Web and phone voting pilots should be stopped until security and testing have been improved, the Electoral Commission has said.
It said much has been learnt from recent pilots, but added that "there is little merit" in holding more.
Thirteen pilots were held during May's local elections in England.
Election minister Michael Wills said pilots were important for developing services that were "efficient, effective, empowering and responsive".
The commission examined electronic voting, voting in advance of polling day, electronic counting and signing for ballot papers at the polling station.
The security of the voting process "needed to be strengthened" through a system of individual registration, it said.
Concerns were raised about low public confidence in the security of internet and phone voting, accessibility, and technical difficulties.

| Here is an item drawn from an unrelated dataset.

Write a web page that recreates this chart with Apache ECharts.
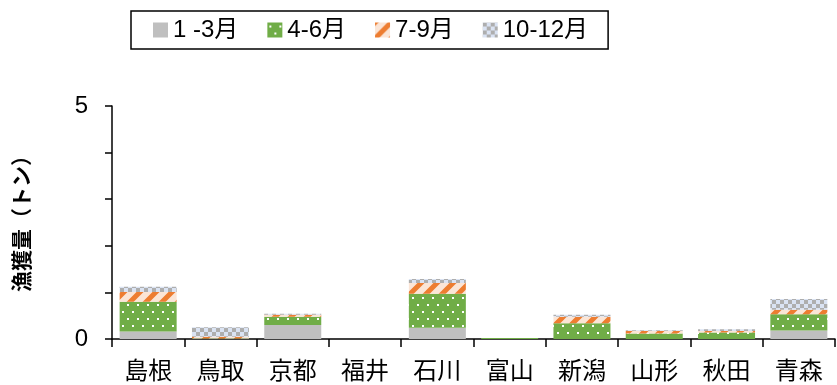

The commission called on the government to publish a strategy for modernising the electoral process - including changes to improve security.
It recommended that there should be improvements to testing and implementation of electronic voting and electronic counting.
Further pilots for voting in advance of polling day were not necessary.
Commission chief executive Peter Wardle said: "We have learnt a good deal from pilots over the past few years.
"But we do not see any merit in continuing with small-scale, piecemeal piloting where similar innovations are explored each year without sufficient planning and implementation time, and in the absence of any clear direction, or likelihood of new insights."
He welcomed recent government proposals on constitutional reform, with the hope that they would include modernising elections.
Among May's pilots, there were technical difficulties with electronic counting in Breckland, Stratford-on Avon and Warwick which prompted it to be abandoned in favour of traditional manual counting.
The commission said the problems were mainly a result of limited testing and insufficient planning prior to the election - and recommended a minimum of six months for implementation.
Mr Wills said the Ministry of Justice would study the Electoral Commission's report.
"These evaluations point to instances where e-counting and e-voting have worked well, and where electors choose to vote remotely by internet or telephone they often had favourable responses to these innovations," he said.
"The purpose of pilots is to learn lessons for the future and we will do so."
Despite the commission saying security needed to be "strengthened", Mr Will said: "We are pleased that the evaluations point to a high level of system security and user confidence in e-voting systems tested and that the security and integrity of the polls was not compromised.
"We have also made considerable improvements to security of elections more widely."
A group that campaigns against the introduction of electronic voting said it welcomed the commission's call to stop further pilots but was disappointed it did not go further.
The Open Rights Group (ORG) said: "The government does not seem to be learning the lessons of previous pilots.
"We believe this technology is not appropriate for public elections, and now is the time for a public debate."